Age of the Image episode 2: James Fox explores how mass communication and new technology helped 20th-century image-makers transform society, as films, photographs, TV, art and advertising all became weapons in the ideological battles of the age.
James tells the story of Marlene Dietrich and Leni Riefenstahl, who each used cinema to pursue very different visions of power and freedom. We discover how Jewish comic book artists in New York created superheroes as their act of resistance to the Nazi threat. And we find out why a Muhammad Ali magazine cover is one of the most powerful political images of the last century.
In the UK he reveals how Picture Post photographers and directors such as Ken Loach empowered the lives of ordinary people through a new style of film-making and reportage. Travelling from the Normandy beaches where Robert Capa took his famous D-Day photographs to the Nasa control room that first witnessed live images from the moon landings, it’s an exhilarating look at how image-makers discovered the power to influence and change our lives.
Age of the Image episode 2
James Fox is a British art historian and BAFTA nominated broadcaster. Fox specialises in 20th-century art and is currently Director of Studies in History of Art at Emmanuel College, Cambridge. Fox is most notable for presenting documentaries on the history of art for BBC Four. He is also a frequent commentator on 20th-century and contemporary art in the British media.
Fox received a first class degree in History of Art from Emmanuel College, Cambridge. He then undertook an MPhil on British modernism, before spending a year as a Herchel Smith scholar at Harvard University. Returning to the University of Cambridge in 2006, Fox embarked on a PhD on history of art entitled Business Unusual: Art in Britain During the First World War, 1914–18, funded by the AHRC.

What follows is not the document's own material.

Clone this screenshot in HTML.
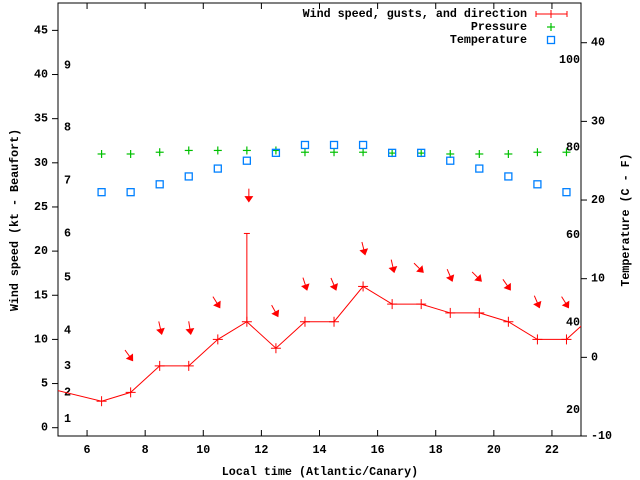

In 2009 he was appointed as a Research Fellow at Churchill College, Cambridge. In 2010, he spent Michaelmas term as a visiting scholar to Yale Center for British Art at Yale University. He subsequently joined Gonville and Caius College as a Research Fellow in 2011 before becoming Director of Studies in History of Art at Emmanuel College, Cambridge in 2021.
For four years, while still a student at Cambridge, Fox worked with the British art critic, Waldemar Januszczak, at his production company ZCZ films. In 2008 Fox and Januszczak co-curated the Statuephilia exhibition at the British Museum; this included work by Damien Hirst, Antony Gormley and Marc Quinn.